[Footnote E: Studies in Religion, p. 189. Works Vol. IX.]
2. Revelation Presents a Personal Deity as the Object of Man's Faith and Worship: The Old Testament's revelation of God presents him to the world most emphatically as a personal being. "God is referred to as Almighty, All-Wise, All-Holy, the Eternal Creator, Sustainer, and Moral Governor of the universe. He is represented as entering into special relations with his highest creature, man, who is created in his image, after his likeness,[A] to be his vicegerent on earth,[B] and to increase in sympathy and fellowship with himself."[C]
[Footnote A: Gen. 1:26, 27.]
[Footnote B: Gen. 1:26-28.]
[Footnote C: "Belief in God"—Drummelow Bible Commentary, p. 49. See also The Index in both the Oxford and Cambridge Teacher's Bible Helps, under "God" and especially under the subdivision of "Attributes" in the former.]
"When we sum up the impressions and teachings about the God of the ancient Hebrews," says Professor Francis Brown, of Union Theological seminary, "the general result is very definite. We find a personal Being of great majesty, dignity and power, the Creator and Ruler of men, a being of holiness and transcendence; a being of righteousness, who promotes righteousness in others and punishes every breach of it; whose government is a moral government and from whose decisions there is no appeal; a being of kindness, tenderness and helpfulness, with gracious care for those who confide in him, whose plans are at length to be worked out and his desires realized in the unity of men under his benevolent sway amid the exhibition of the divine glories of righteousness and universal peace."[A]

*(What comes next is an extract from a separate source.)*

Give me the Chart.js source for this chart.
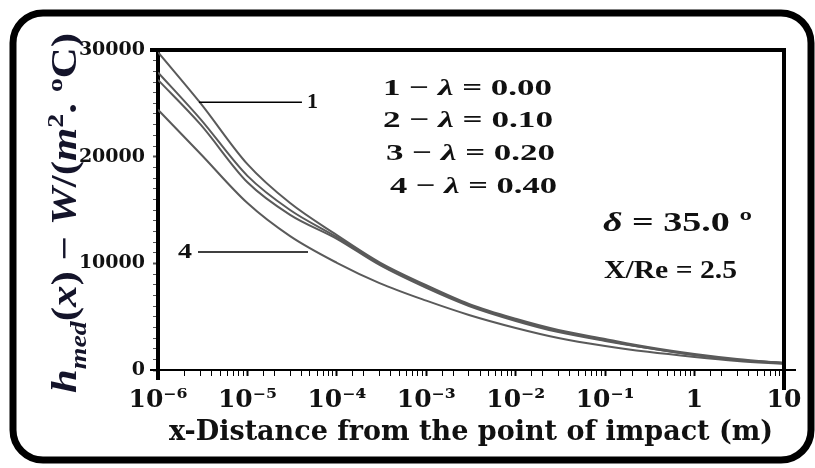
<!DOCTYPE html>
<html>
<head>
<meta charset="utf-8">
<script src="https://cdn.jsdelivr.net/npm/chart.js@4.4.1/dist/chart.umd.min.js"></script>
<style>
  html, body { margin: 0; padding: 0; background: #fff; }
  canvas { display: block; }
</style>
</head>
<body>
<canvas id="chart" width="815" height="468"></canvas>
<script>
// distance from the point of impact (m)
const distances = [1e-6, 3e-6, 1e-5, 3e-5, 1e-4, 3e-4, 1e-3, 3e-3, 1e-2, 3e-2, 1e-1, 3e-1, 1, 3, 10];

// h_med(x) in W/(m2.C) for each lambda
const lambda000 = [29800, 25000, 19300, 15650, 12650, 10100, 7950, 6200, 4800, 3750, 2900, 2150, 1500, 1030, 650];
const lambda010 = [27900, 23500, 18200, 15000, 12450, 10000, 7850, 6100, 4700, 3650, 2800, 2060, 1400, 940, 650];
const lambda020 = [27200, 23000, 17600, 14550, 12300, 9850, 7700, 6000, 4600, 3550, 2720, 2060, 1400, 940, 650];
const lambda040 = [24400, 20250, 15650, 12550, 10050, 8150, 6500, 5160, 3940, 3000, 2250, 1700, 1220, 850, 560];

const yTickLabels = [0, 10000, 20000, 30000];
const legendRows = ['0.00', '0.10', '0.20', '0.40'];

// leader lines for curve labels 1 and 4 (data coords)
const leaders = [
  { label: '1', from: 2.87e-6, to: 4.07e-5, y: 25100 },
  { label: '4', from: 2.8e-6, to: 4.76e-5, y: 11060 }
];

const TIMES = "'Liberation Serif', 'Times New Roman', serif";
const WIDE = "'DejaVu Serif', 'Liberation Serif', serif";
const INK = '#111';

const toPoints = vals => vals.map((v, i) => ({ x: distances[i], y: v }));

const isDecade = v => Math.abs(Math.log10(v) - Math.round(Math.log10(v))) < 1e-6;
const sup = { '-': '⁻', '0': '⁰', '1': '¹', '2': '²', '3': '³', '4': '⁴', '5': '⁵', '6': '⁶', '7': '⁷', '8': '⁸', '9': '⁹' };

function decadeLabel(v) {
  const e = Math.round(Math.log10(v));
  if (e === 0) return '1';
  if (e === 1) return '10';
  return '10' + String(e).split('').map(c => sup[c]).join('');
}

function pieceFont(kind, size) {
  let s = size, style = '';
  if (kind === 'i') style = 'italic ';
  if (kind === 'sub') { s = size * 0.65; style = 'italic '; }
  if (kind === 'sup') s = size * 0.65;
  return style + 'bold ' + s + 'px ' + TIMES;
}

// draw text made of pieces (normal / italic / sub / sup)
function drawPieces(ctx, x, y, pieces, size) {
  let cx = x;
  pieces.forEach(([txt, kind]) => {
    let dy = 0;
    if (kind === 'sub') dy = size * 0.28;
    if (kind === 'sup') dy = -size * 0.38;
    ctx.font = pieceFont(kind, size);
    ctx.fillText(txt, cx, y + dy);
    cx += ctx.measureText(txt).width;
  });
}

function piecesWidth(ctx, pieces, size) {
  let w = 0;
  pieces.forEach(([txt, kind]) => {
    ctx.font = pieceFont(kind, size);
    w += ctx.measureText(txt).width;
  });
  return w;
}

// the original picture is stretched sideways, so text is stretched to its span
function fitPieces(ctx, left, right, y, pieces, size) {
  const sx = (right - left) / piecesWidth(ctx, pieces, size);
  ctx.save();
  ctx.translate(left, y);
  ctx.scale(sx, 1);
  drawPieces(ctx, 0, 0, pieces, size);
  ctx.restore();
}

const decorations = {
  id: 'decorations',
  beforeDraw(chart) {
    const ctx = chart.ctx;
    ctx.save();
    ctx.fillStyle = '#fff';
    ctx.fillRect(0, 0, chart.width, chart.height);
    ctx.restore();
  },
  afterDraw(chart) {
    const { ctx, chartArea: a, scales } = chart;
    ctx.save();

    // rounded outer frame
    ctx.strokeStyle = '#000';
    ctx.lineWidth = 7;
    ctx.beginPath();
    ctx.roundRect(13, 13, 798, 447, 30);
    ctx.stroke();

    // top and right sides of the plot box
    ctx.lineWidth = 4;
    ctx.beginPath();
    ctx.moveTo(a.left - 8, a.top);
    ctx.lineTo(a.right, a.top);
    ctx.lineTo(a.right, a.bottom + 20);
    ctx.stroke();
    // left axis running below the x axis
    ctx.beginPath();
    ctx.moveTo(a.left, a.bottom);
    ctx.lineTo(a.left, a.bottom + 10);
    ctx.stroke();
    // x axis sticking out a bit on both sides
    ctx.lineWidth = 2;
    ctx.beginPath();
    ctx.moveTo(a.left - 8, a.bottom);
    ctx.lineTo(a.right + 12, a.bottom);
    ctx.stroke();

    // leader lines for curves 1 and 4
    ctx.fillStyle = INK;
    ctx.lineWidth = 1.6;
    ctx.textBaseline = 'middle';
    leaders.forEach(l => {
      const x0 = scales.x.getPixelForValue(l.from);
      const x1 = scales.x.getPixelForValue(l.to);
      const y = scales.y.getPixelForValue(l.y);
      ctx.beginPath();
      ctx.moveTo(x0, y);
      ctx.lineTo(x1, y);
      ctx.stroke();
      if (l.label === '1') fitPieces(ctx, x1 + 5, x1 + 16, y, [[l.label, 'n']], 22);
      else fitPieces(ctx, x0 - 20, x0 - 6, y, [[l.label, 'n']], 22);
    });

    // legend block inside the plot
    const rowLeft = [383, 383, 386, 390];
    const rowRight = [552, 553, 555, 557];
    const rowY = [89, 121, 154, 187];
    legendRows.forEach((val, i) => {
      fitPieces(ctx, rowLeft[i], rowRight[i], rowY[i], [
        [(i + 1) + ' \u2212 ', 'n'], ['\u03bb', 'i'], [' = ' + val, 'n']
      ], 24);
    });

    fitPieces(ctx, 603, 752, 224, [['\u03b4', 'i'], [' = 35.0 \u00ba', 'n']], 28);
    fitPieces(ctx, 604, 737, 271, [['X/Re = 2.5', 'n']], 26);

    // y axis title with subscript and superscript
    const title = [
      ['h', 'i'], ['med', 'sub'], ['(', 'n'], ['x', 'i'], [') \u2212 ', 'n'],
      ['W', 'i'], ['/(', 'n'], ['m', 'i'], ['2', 'sup'], ['. \u00baC)', 'n']
    ];
    ctx.translate(76, 213);
    ctx.rotate(-Math.PI / 2);
    ctx.textBaseline = 'alphabetic';
    ctx.fillStyle = '#14142a';
    fitPieces(ctx, -180, 180, 0, title, 35);

    ctx.restore();
  }
};

const curveStyle = {
  borderColor: '#5a5a5a',
  borderWidth: 2,
  pointRadius: 0,
  fill: false,
  cubicInterpolationMode: 'monotone'
};

new Chart(document.getElementById('chart'), {
  type: 'line',
  data: {
    datasets: [
      { label: '\u03bb = 0.00', data: toPoints(lambda000), ...curveStyle },
      { label: '\u03bb = 0.10', data: toPoints(lambda010), ...curveStyle },
      { label: '\u03bb = 0.20', data: toPoints(lambda020), ...curveStyle },
      { label: '\u03bb = 0.40', data: toPoints(lambda040), ...curveStyle }
    ]
  },
  options: {
    responsive: false,
    animation: false,
    devicePixelRatio: 1,
    layout: { padding: { top: 50, right: 31, left: 0, bottom: 0 } },
    plugins: {
      legend: { display: false },
      tooltip: { enabled: false }
    },
    scales: {
      x: {
        type: 'logarithmic',
        min: 1e-6,
        max: 10,
        border: { color: '#000', width: 2 },
        grid: {
          drawOnChartArea: false,
          tickLength: 6,
          tickColor: '#000',
          tickWidth: ctx => (ctx.tick && isDecade(ctx.tick.value) ? 2 : 1)
        },
        ticks: {
          autoSkip: false,
          maxRotation: 0,
          padding: 9,
          color: INK,
          font: { family: WIDE, size: 25, weight: 'bold' },
          callback: v => (isDecade(v) ? decadeLabel(v) : '')
        },
        title: {
          display: true,
          text: 'x-Distance from the point of impact (m)',
          color: INK,
          font: { family: WIDE, size: 27, weight: 'bold' },
          padding: { top: 0, bottom: 19 }
        },
        afterFit: s => { s.height = 98; }
      },
      y: {
        min: 0,
        max: 30000,
        border: { color: '#000', width: 4 },
        grid: {
          drawOnChartArea: false,
          tickLength: 5,
          tickColor: '#555',
          tickWidth: ctx => (ctx.tick && yTickLabels.includes(ctx.tick.value) ? 2 : 1)
        },
        ticks: {
          stepSize: 1000,
          autoSkip: false,
          padding: 8,
          color: INK,
          font: { family: WIDE, size: 19, weight: 'bold' },
          callback: v => (yTickLabels.includes(v) ? String(v) : '')
        },
        afterFit: s => { s.width = 158; }
      }
    }
  },
  plugins: [decorations]
});
</script>
</body>
</html>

[Footnote A: The passage is from "The Christian Point of View"—1902—Prof. Brown's passage represents only that view of God revealed in the Old Testament that he asserts is not inconsistent with the New. For he immediately adds to the above paragraph: "With every stroke of this drawing the New Testament picture is in accord. To this extent the spirit and teaching of Jesus Christ indorses the older revelation." (Ibid above). He then proceeds to show that some conceptions of God presented in the Old Testament, as he apprehends them, are not in harmony with the New Testament. I use the passage from Professor Brown, merely to show that other believers in the Old and New Testament revelation of God, as well as the Latter-day Saints, regard those revelations as presenting God to human consciousness as a personal being.]
If anything was lacking in the Old Testament revelation of God as a personal being, in closest relationship to man, then assuredly it would be supplied in the New Testament revelation of God through the person and character of Jesus Christ. For in the New Testament, in the most emphatic manner, the Christ is represented as "God manifested in the flesh."[A] He, under the direction of the Father, is Creator of the world; he is the brightness of the Father's glory; "and the express image" of the Father's person.[B] He so completely represented the Father that he declared that those who had seen him had seen the Father;[C] also after his resurrection he declared that all power in heaven and in earth had been given unto him, and in the full glory of that God-Power he sent forth his disciples to teach all nations and to baptize them in the name of the distinct persons of the God-head.[D] All that Jesus was and is, God is; for the Christ was God manifested in the flesh. Emphatically God is revealed as a personal being.